# INSTRUCTION
From the first line of the data below through the line bearing "0.5, 0, 0, 0, 0];", reproduce each line exactly; do not include pictures.

# MATERIAL

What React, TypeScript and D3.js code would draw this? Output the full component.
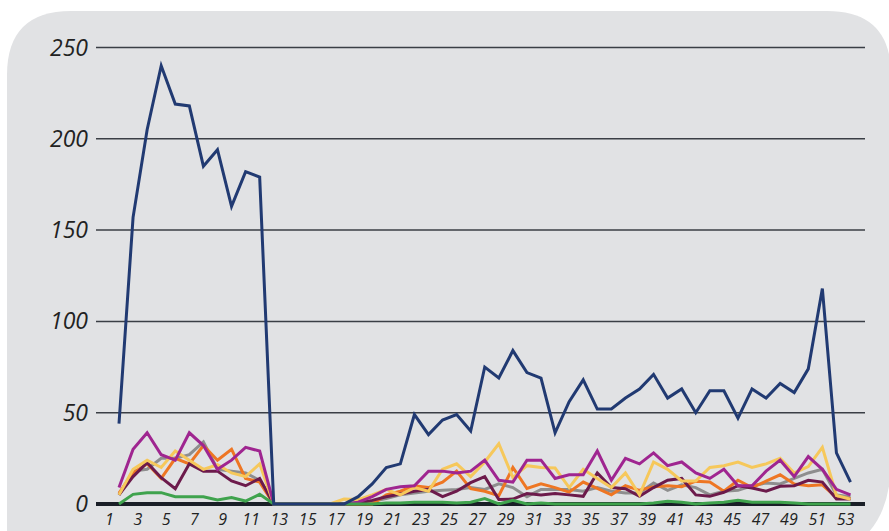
import React from 'react';
import * as d3 from 'd3';

// week numbers 1..53
const weeks = d3.range(1, 54);
const yTicks = [0, 50, 100, 150, 200, 250];
const xTickLabels = weeks.filter(w => w % 2 === 1);

const navy = [44, 157, 205, 240, 219, 218, 185, 194, 163, 182, 179, 0,
  0, 0, 0, 0, 0, 4, 11, 20, 22, 49, 38, 46, 49, 40, 75, 69, 84, 72, 69, 39, 56, 68, 52, 52,
  58, 63, 71, 58, 63, 50, 62, 62, 47, 63, 58, 66, 61, 74, 118, 28, 12];
const purple = [9, 30, 39, 27, 24, 39, 32, 19, 24, 31, 29, 0,
  0, 0, 0, 0, 0, 1, 4, 8, 9.5, 10, 18, 18, 17, 18, 24, 13, 12, 24, 24, 14, 16, 16, 29, 13,
  25, 22, 28, 21, 23, 17, 14, 19, 10, 10, 18, 24, 15, 26, 19, 8, 5];
const gray = [5, 18, 19, 25, 25, 27, 34, 19, 18, 17, 13, 0,
  0, 0, 0, 0, 0, 0.5, 1.5, 3, 5, 6, 7, 7.5, 8, 9, 8, 11, 9, 4, 8, 8, 8, 7, 9, 7,
  6, 6, 11.5, 7.5, 10.5, 9, 5, 7, 7.5, 10, 11.5, 11, 14, 17, 19, 5, 4];
const orange = [6, 17, 22, 14, 25, 22, 32, 24, 30, 14, 12, 0,
  0, 0, 0, 0, 0, 0, 0, 5, 7, 10, 9, 12, 18, 8.4, 7, 4.5, 20, 8.5, 11, 9, 6.5, 12, 8.5, 5,
  10, 7.5, 9.5, 10, 9.5, 12.5, 12, 7, 13, 9, 12.5, 16, 11, 10, 10.5, 3.5, 3];
const yellow = [5, 19, 24, 20, 29, 24, 19, 21.5, 17, 15, 22, 0,
  0, 0, 0, 0, 2.7, 2.4, 5, 8, 5, 9, 7, 19, 22, 15, 23, 33, 14.5, 21, 20, 19.7, 9, 19, 14, 9,
  17, 5, 23, 19, 12.6, 12.6, 20, 21, 23, 20, 22, 25, 17, 20.5, 31, 4.7, 2.6];
const maroon = [5, 15, 22.6, 14.4, 8.4, 22, 18, 18, 12.6, 10, 14, 0,
  0, 0, 0, 0, 0, 0.5, 2, 4, 5.5, 7, 8, 4, 7, 11.7, 15, 2.5, 2.7, 5.7, 5, 5.7, 5, 4.2, 17, 9,
  8.4, 4.2, 9, 13, 14, 5, 4.2, 6.4, 10, 8.8, 7, 9.7, 10, 13, 12, 2.7, 2.7];
const green = [0, 5.3, 6.2, 6.2, 4, 4, 4, 2.2, 3.5, 1.6, 5.3, 0,
  0, 0, 0, 0, 0, 0, 0, 0.5, 0.5, 1, 1, 1, 0.5, 1, 3, 0, 2, 0, 0.5, 0, 0, 0, 0, 0,
  0, 0, 0.5, 1.5, 1, 0, 0.5, 1, 2, 1, 1, 1, 0.5, 0, 0, 0, 0];

// drawing order: bottom to top
const series = [
  { name: 'gray', values: gray, color: '#8e8e8e' },
  { name: 'orange', values: orange, color: '#ee7623' },
  { name: 'maroon', values: maroon, color: '#6c1a4b' },
  { name: 'yellow', values: yellow, color: '#f6c85b' },
  { name: 'purple', values: purple, color: '#9f2590' },
  { name: 'green', values: green, color: '#3fa34d' },
  { name: 'navy', values: navy, color: '#213a72' },
];

const W = 889;
const H = 531;

export default function App() {
  const x = d3.scaleLinear().domain([1, 53]).range([119, 850.5]);
  const xLabel = d3.scaleLinear().domain([1, 53]).range([109.5, 845.5]);
  const y = d3.scaleLinear().domain([0, 250]).range([504, 47.5]);

  const line = d3.line<number>()
    .x((_, i) => x(weeks[i]))
    .y(d => y(d))
    .curve(d3.curveLinear);

  // panel with rounded corners, bottom-right more rounded and clipped by the page
  const bg = `M7,75 Q7,11 71,11 L827,11 Q891,11 891,75 L891,460 Q891,560 791,560 L7,560 Z`;

  return (
    <svg width={W} height={H} style={{ position: 'absolute', left: 0, top: 0, display: 'block' }}>
      <rect width={W} height={H} fill="#ffffff" />
      <path d={bg} fill="#e1e2e4" />

      {yTicks.filter(t => t > 0).map(t => (
        <line key={t} x1={96} x2={865} y1={y(t)} y2={y(t)} stroke="#3a3e45" strokeWidth={1.5} />
      ))}
      <line x1={96} x2={865} y1={y(0)} y2={y(0)} stroke="#1a1f27" strokeWidth={4} />

      {yTicks.map(t => (
        <text key={t} x={88} y={y(t) + 8} textAnchor="end" fontFamily="'Open Sans', sans-serif"
          fontStyle="italic" fontSize={23} fill="#222">{t}</text>
      ))}

      {xTickLabels.map(w => (
        <text key={w} x={xLabel(w)} y={525} textAnchor="middle" fontFamily="'Open Sans', sans-serif"
          fontStyle="italic" fontSize={16} fill="#222">{w}</text>
      ))}

      {series.map(s => (
        <path key={s.name} d={line(s.values) || ''} fill="none" stroke={s.color}
          strokeWidth={3} strokeLinejoin="miter" strokeMiterlimit={4} />
      ))}
    </svg>
  );
}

# WRITTEN RESPONSE
What React, TypeScript and D3.js code would draw this? Output the full component.
import React from 'react';
import * as d3 from 'd3';

// week numbers 1..53
const weeks = d3.range(1, 54);
const yTicks = [0, 50, 100, 150, 200, 250];
const xTickLabels = weeks.filter(w => w % 2 === 1);

const navy = [44, 157, 205, 240, 219, 218, 185, 194, 163, 182, 179, 0,
  0, 0, 0, 0, 0, 4, 11, 20, 22, 49, 38, 46, 49, 40, 75, 69, 84, 72, 69, 39, 56, 68, 52, 52,
  58, 63, 71, 58, 63, 50, 62, 62, 47, 63, 58, 66, 61, 74, 118, 28, 12];
const purple = [9, 30, 39, 27, 24, 39, 32, 19, 24, 31, 29, 0,
  0, 0, 0, 0, 0, 1, 4, 8, 9.5, 10, 18, 18, 17, 18, 24, 13, 12, 24, 24, 14, 16, 16, 29, 13,
  25, 22, 28, 21, 23, 17, 14, 19, 10, 10, 18, 24, 15, 26, 19, 8, 5];
const gray = [5, 18, 19, 25, 25, 27, 34, 19, 18, 17, 13, 0,
  0, 0, 0, 0, 0, 0.5, 1.5, 3, 5, 6, 7, 7.5, 8, 9, 8, 11, 9, 4, 8, 8, 8, 7, 9, 7,
  6, 6, 11.5, 7.5, 10.5, 9, 5, 7, 7.5, 10, 11.5, 11, 14, 17, 19, 5, 4];
const orange = [6, 17, 22, 14, 25, 22, 32, 24, 30, 14, 12, 0,
  0, 0, 0, 0, 0, 0, 0, 5, 7, 10, 9, 12, 18, 8.4, 7, 4.5, 20, 8.5, 11, 9, 6.5, 12, 8.5, 5,
  10, 7.5, 9.5, 10, 9.5, 12.5, 12, 7, 13, 9, 12.5, 16, 11, 10, 10.5, 3.5, 3];
const yellow = [5, 19, 24, 20, 29, 24, 19, 21.5, 17, 15, 22, 0,
  0, 0, 0, 0, 2.7, 2.4, 5, 8, 5, 9, 7, 19, 22, 15, 23, 33, 14.5, 21, 20, 19.7, 9, 19, 14, 9,
  17, 5, 23, 19, 12.6, 12.6, 20, 21, 23, 20, 22, 25, 17, 20.5, 31, 4.7, 2.6];
const maroon = [5, 15, 22.6, 14.4, 8.4, 22, 18, 18, 12.6, 10, 14, 0,
  0, 0, 0, 0, 0, 0.5, 2, 4, 5.5, 7, 8, 4, 7, 11.7, 15, 2.5, 2.7, 5.7, 5, 5.7, 5, 4.2, 17, 9,
  8.4, 4.2, 9, 13, 14, 5, 4.2, 6.4, 10, 8.8, 7, 9.7, 10, 13, 12, 2.7, 2.7];
const green = [0, 5.3, 6.2, 6.2, 4, 4, 4, 2.2, 3.5, 1.6, 5.3, 0,
  0, 0, 0, 0, 0, 0, 0, 0.5, 0.5, 1, 1, 1, 0.5, 1, 3, 0, 2, 0, 0.5, 0, 0, 0, 0, 0,
  0, 0, 0.5, 1.5, 1, 0, 0.5, 1, 2, 1, 1, 1, 0.5, 0, 0, 0, 0];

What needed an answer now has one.